Other than some general mentions of changing farming practices to reduce environmental impacts, there is little detail on how to do this. But there are plenty of options. Scotland, for example, is pushing much greater use of farm carbon accounting so that farmers get to understand emissions and storage better; at the same time, it is promoting tools to help farmers become more productive.
The strategy makes some very general statements on farming, but it is hard to see what the vision is. Perhaps it will be set out in the Land Use Framework which has been promised in 2023? The debate around land use has become highly polarised and it would be helpful to have a framework which sets out clear recommendations and national and local targets.
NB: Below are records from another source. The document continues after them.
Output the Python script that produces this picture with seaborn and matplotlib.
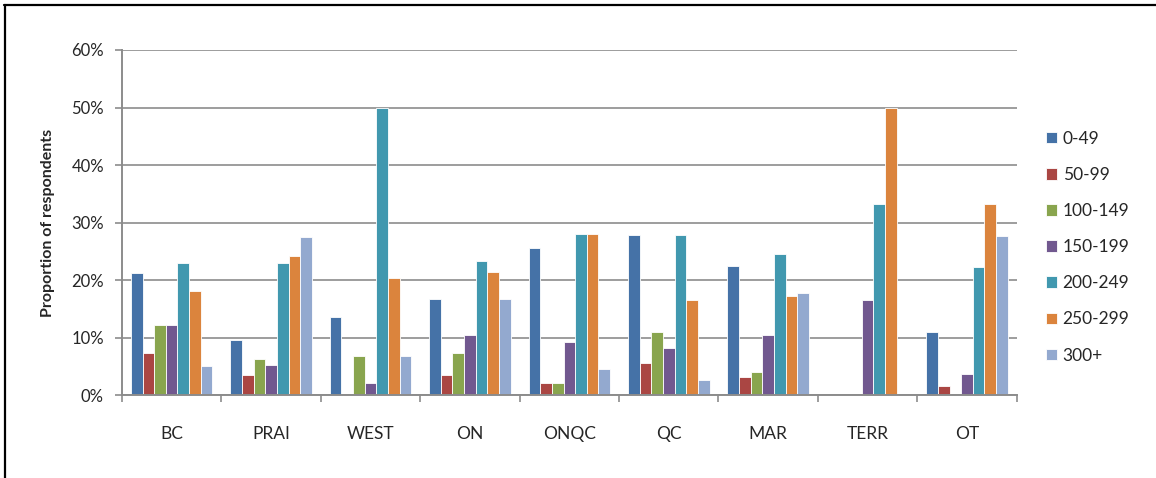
import matplotlib
matplotlib.use("Agg")
import matplotlib.pyplot as plt
from matplotlib.ticker import PercentFormatter, FixedLocator
from matplotlib.lines import Line2D
import seaborn as sns
import pandas as pd

regions = ["BC", "PRAI", "WEST", "ON", "ONQC", "QC", "MAR", "TERR", "OT"]
size_bands = ["0-49", "50-99", "100-149", "150-199", "200-249", "250-299", "300+"]

# Share of respondents per size band, one list per region (fractions)
bc   = [0.212, 0.074, 0.123, 0.123, 0.230, 0.181, 0.051]
prai = [0.097, 0.035, 0.064, 0.053, 0.230, 0.243, 0.275]
west = [0.137, 0.000, 0.069, 0.022, 0.500, 0.204, 0.069]
on   = [0.168, 0.035, 0.074, 0.105, 0.233, 0.215, 0.168]
onqc = [0.257, 0.022, 0.022, 0.093, 0.280, 0.280, 0.046]
qc   = [0.278, 0.056, 0.111, 0.082, 0.278, 0.166, 0.027]
mar  = [0.225, 0.032, 0.041, 0.105, 0.246, 0.173, 0.178]
terr = [0.000, 0.000, 0.000, 0.166, 0.332, 0.500, 0.000]
ot   = [0.111, 0.017, 0.000, 0.038, 0.223, 0.332, 0.277]

values = [bc, prai, west, on, onqc, qc, mar, terr, ot]

palette = ["#4572A7", "#AA4643", "#89A54E", "#71588F",
           "#4198AF", "#DB843D", "#93A9CF"]

rows = []
for reg, vals in zip(regions, values):
    for band, v in zip(size_bands, vals):
        rows.append({"region": reg, "band": band, "share": v})
df = pd.DataFrame(rows)

sns.set_style("white")
plt.rcParams["font.family"] = ["Lato", "DejaVu Sans"]

fig = plt.figure(figsize=(11.56, 4.78), dpi=100)
ax = fig.add_axes([0.1055, 0.1726, 0.774, 0.7228])

sns.barplot(data=df, x="region", y="share", hue="band",
            order=regions, hue_order=size_bands, palette=palette,
            width=0.82, edgecolor="white", linewidth=0.6,
            saturation=1, errorbar=None, ax=ax, zorder=3)

# Empty categories draw nothing at all
for container in ax.containers:
    for bar in container:
        if bar.get_height() == 0:
            bar.set_visible(False)

grid_col = "#8c8c8c"
ax.set_ylim(0, 0.6)
ax.set_xlim(-0.5, len(regions) - 0.5)
ax.yaxis.set_major_locator(FixedLocator([0, 0.1, 0.2, 0.3, 0.4, 0.5, 0.6]))
ax.yaxis.set_major_formatter(PercentFormatter(1.0, decimals=0))
ax.yaxis.grid(True, color=grid_col, linewidth=1.2, zorder=0)
ax.set_axisbelow(True)

for side in ["top", "right"]:
    ax.spines[side].set_visible(False)
for side in ["left", "bottom"]:
    ax.spines[side].set_color(grid_col)
    ax.spines[side].set_linewidth(1.4)
    ax.spines[side].set_zorder(5)

ax.tick_params(axis="y", direction="out", length=5, width=1.2, color=grid_col,
               labelsize=12, pad=8, left=True)
ax.tick_params(axis="x", which="major", length=0, labelsize=12.5, pad=22)
ax.set_xticks([i - 0.5 for i in range(len(regions) + 1)], minor=True)
ax.tick_params(axis="x", which="minor", direction="out", length=5, width=1.2,
               color=grid_col, bottom=True)

ax.set_xlabel("")
ax.set_ylabel("Proportion of respondents", fontsize=11.5, fontweight="bold",
              labelpad=12)

handles, labels = ax.get_legend_handles_labels()
ax.get_legend().remove()
fig.legend(handles, labels, loc="upper left", bbox_to_anchor=(0.899, 0.741),
           frameon=False, fontsize=12.5, handlelength=0.65, handleheight=0.65,
           handletextpad=0.3, labelspacing=1.16, borderaxespad=0)

# Frame lines along the top and left of the figure
fig.add_artist(Line2D([0.0035, 1.0], [0.9895, 0.9895], color="black",
                      linewidth=1.6, transform=fig.transFigure))
fig.add_artist(Line2D([0.0043, 0.0043], [0.0, 0.99], color="black",
                      linewidth=1.6, transform=fig.transFigure))

fig.savefig("out.png", dpi=100, facecolor="white")
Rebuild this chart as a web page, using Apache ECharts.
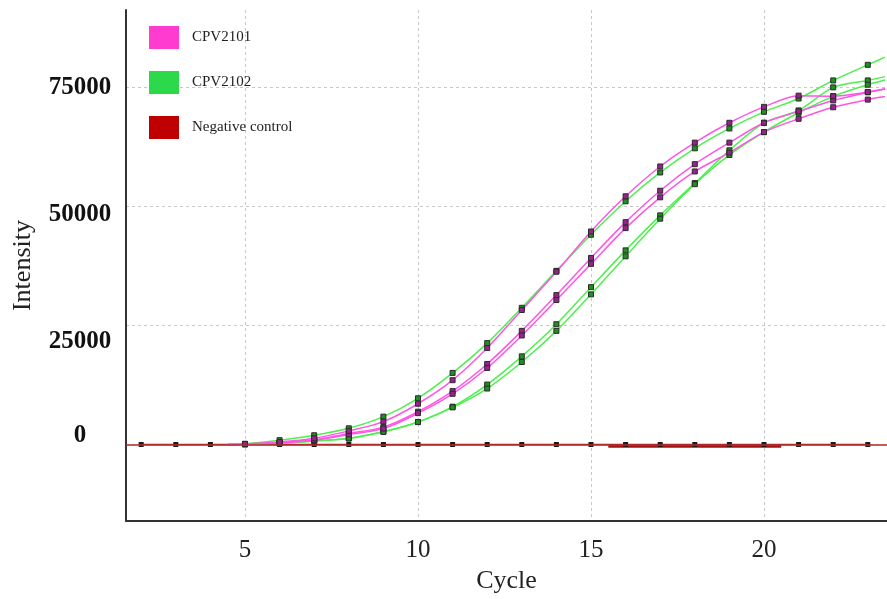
<!DOCTYPE html>
<html>
<head>
<meta charset="utf-8">
<script src="https://cdn.jsdelivr.net/npm/echarts@6/dist/echarts.min.js"></script>
<style>
html,body{margin:0;padding:0;background:#fff;}
#chart{width:887px;height:599px;}
</style>
</head>
<body>
<div id="chart"></div>
<script>
// ---- data ----
const cycles = [4.5, 5, 6, 7, 8, 9, 10, 11, 12, 13, 14, 15, 16, 17, 18, 19, 20, 21, 22, 23, 23.5];
const cpv2101_a = [0, 100, 500, 1300, 2860, 4800, 8560, 13510, 20260, 28250, 36300, 44760, 52150, 58420, 63430, 67600, 70950, 73300, 73200, 74080, 74760];
const cpv2101_b = [0, 80, 400, 1000, 2300, 3650, 6890, 11210, 16920, 23870, 31390, 39200, 46720, 53320, 58900, 63430, 67600, 70000, 72300, 74000, 74700];
const cpv2101_c = [0, 60, 350, 900, 2100, 3340, 6580, 10650, 16080, 22910, 30350, 37950, 45470, 51940, 57370, 61340, 65640, 68440, 70860, 72470, 73100];
const cpv2102_a = [0, 150, 900, 1940, 3400, 5850, 9710, 15040, 21300, 28720, 36490, 44070, 51100, 57160, 62240, 66410, 69900, 72700, 76500, 79780, 81400];
const cpv2102_b = [0, 50, 300, 770, 1300, 2710, 4740, 7940, 12590, 18520, 25270, 33060, 40790, 48140, 54930, 61820, 67600, 70200, 75040, 76500, 77300];
const cpv2102_c = [0, 40, 250, 700, 1250, 2650, 4700, 7800, 11760, 17330, 23870, 31540, 39540, 47450, 54700, 60840, 65640, 69700, 73160, 75600, 76600];
const negCycles = [2, 3, 4, 5, 6, 7, 8, 9, 10, 11, 12, 13, 14, 15, 16, 17, 18, 19, 20, 21, 22, 23];
const negValues = [0, 0, 0, 0, 0, 0, 0, 0, 0, 0, 0, 0, 0, 0, 0, 0, 0, 0, 0, 0, 0, 0];
const neg2Cycles = [15.5, 16, 17, 18, 19, 20, 20.5];
const neg2Values = [-350, -350, -350, -350, -350, -350, -350];
const xTicks = [5, 10, 15, 20];
const yTicks = [0, 25000, 50000, 75000];
const yTickLabels = ['0', '25000', '50000', '75000'];
const legendNames = ['CPV2101', 'CPV2102', 'Negative control'];

// ---- styles ----
const MAG_LINE = '#ff55e6', GRN_LINE = '#4df04d', RED_LINE = '#b42a2a';
const MAG_LEG = '#ff3ccf', GRN_LEG = '#2bd94b', RED_LEG = '#c00000';
const SERIF = '"Liberation Serif","Times New Roman",serif';

function pairs(xs, ys) { return xs.map((x, i) => [x, ys[i]]); }
const symFn = (v) => Number.isInteger(v[0]) ? 'rect' : 'none';

function curve(name, ys, lineColor, markColor) {
  return {
    name: name, type: 'line', smooth: 0.3,
    data: pairs(cycles, ys),
    symbol: symFn, symbolSize: 5, showSymbol: true,
    lineStyle: { color: lineColor, width: 1.5 },
    itemStyle: { color: markColor, borderColor: '#2a2a2a', borderWidth: 1 },
    emphasis: { disabled: true },
    z: 3
  };
}

const yRich = {};
const yShift = { '0': -8.5, '25000': 16.5, '50000': 8, '75000': 0 };
yTickLabels.forEach((t) => {
  const s = yShift[t];
  yRich['r' + t] = {
    fontFamily: SERIF, fontSize: 25, fontWeight: 'bold', color: '#111',
    padding: s >= 0 ? [2 * s, 0, 0, 0] : [0, 0, -2 * s, 0]
  };
});

const chart = echarts.init(document.getElementById('chart'), null, { renderer: 'canvas' });
chart.setOption({
  animation: false,
  backgroundColor: '#fff',
  grid: { left: 126, right: 0, top: 10, bottom: 75, containLabel: false },
  legend: {
    orient: 'vertical', left: 149, top: 26, padding: 0,
    itemWidth: 30, itemHeight: 23, itemGap: 22,
    icon: 'rect',
    textStyle: { fontFamily: SERIF, fontSize: 15, color: '#222', padding: [0, 0, 0, 8] },
    data: [
      { name: legendNames[0], itemStyle: { color: MAG_LEG, borderWidth: 0 } },
      { name: legendNames[1], itemStyle: { color: GRN_LEG, borderWidth: 0 } },
      { name: legendNames[2], itemStyle: { color: RED_LEG, borderWidth: 0 } }
    ]
  },
  xAxis: {
    type: 'value', min: 1.561, max: 23.555,
    name: 'Cycle', nameLocation: 'middle', nameGap: 44,
    nameTextStyle: { fontFamily: SERIF, fontSize: 26, color: '#222' },
    axisLine: { show: true, onZero: false, lineStyle: { color: '#333', width: 2 } },
    axisTick: { show: false, customValues: xTicks },
    axisLabel: { customValues: xTicks, fontFamily: SERIF, fontSize: 25, color: '#222', margin: 17 },
    splitLine: { show: true, lineStyle: { color: '#c8c8c8', type: [3, 3], width: 1 } }
  },
  yAxis: {
    type: 'value', min: -16100, max: 91300,
    name: 'Intensity', nameLocation: 'middle', nameGap: 90,
    nameTextStyle: { fontFamily: SERIF, fontSize: 26, color: '#222' },
    axisLine: { show: true, onZero: false, lineStyle: { color: '#333', width: 2 } },
    axisTick: { show: false, customValues: yTicks },
    axisLabel: {
      customValues: yTicks, align: 'center', margin: 46,
      fontFamily: SERIF, fontSize: 25, fontWeight: 'bold', color: '#111',
      formatter: (v) => { const t = yTickLabels[yTicks.indexOf(v)]; return '{r' + t + '|' + t + '}'; },
      rich: yRich
    },
    splitLine: { show: true, lineStyle: { color: '#c8c8c8', type: [3, 3], width: 1 } }
  },
  series: [
    {
      name: legendNames[2], type: 'line',
      data: pairs(negCycles, negValues),
      symbol: 'rect', symbolSize: 5,
      lineStyle: { color: RED_LINE, width: 1.5 },
      itemStyle: { color: '#1a1a1a' },
      emphasis: { disabled: true },
      markLine: {
        silent: true, symbol: 'none', label: { show: false },
        lineStyle: { color: RED_LINE, width: 1.5, type: 'solid' },
        data: [{ yAxis: 0 }]
      },
      z: 2
    },
    {
      name: legendNames[2], type: 'line',
      data: pairs(neg2Cycles, neg2Values),
      showSymbol: false,
      lineStyle: { color: '#a01818', width: 3 },
      emphasis: { disabled: true },
      z: 2
    },
    curve(legendNames[1], cpv2102_b, GRN_LINE, '#1f8f1f'),
    curve(legendNames[1], cpv2102_c, GRN_LINE, '#1f8f1f'),
    curve(legendNames[0], cpv2101_b, MAG_LINE, '#9a2090'),
    curve(legendNames[0], cpv2101_c, MAG_LINE, '#9a2090'),
    curve(legendNames[1], cpv2102_a, GRN_LINE, '#1f8f1f'),
    curve(legendNames[0], cpv2101_a, MAG_LINE, '#9a2090')
  ]
});
</script>
</body>
</html>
The government acknowledges in the strategy that there is a need ‘to shift diets’ but it is almost completely silent about what to do and how to do it.
At present, in the UK, the NHS spends £18bn per year treating obesity-related conditions and they contribute to 64,000 deaths in England each year.
The Dimbleby report called for reductions in the consumption of meat and dairy, understandably sparking alarm among many farmers, but the government has steered away from this. The recommendation for a sugar and salt reformulation tax on manufacturers also appears to have been dropped.
The government position is that it does not want to tell people what to do and this ideology is clear in the strategy. Critics argue that the government intervenes in almost every market in some way – including food and drink markets – so why not get involved more in something as important as the nation’s health.
However, the government is promising that the Department for Health and Social Care will return to the issue in its forthcoming health disparities white paper which will set out further measures to reduce obesity and diet related ill health.
The beginning of a conversation?
The strategy says that this is just the beginning of a conversation, building on the independent review and existing work. It’s a familiar line to farmers – it is now four years since the release of Defra’s Health and Harmony consultation on the future of agricultural policy, which also said in its foreword that it was the ‘beginning of a conversation’.
Views of the Food Strategy probably come down to personal views on the existing food and drink sector. Those who are broadly happy with the current system, will probably support the strategy, as it largely supports the status quo. Those who feel that significant change is needed – for economic, environmental and health reasons – are the ones that are likely to be most disappointed.
Henry Dimbleby’s final recommendation to government was to “set clear targets and bring in legislation for long-term change.” So far, the government has chosen not to do that, but hopefully it will be part of the conversation to come.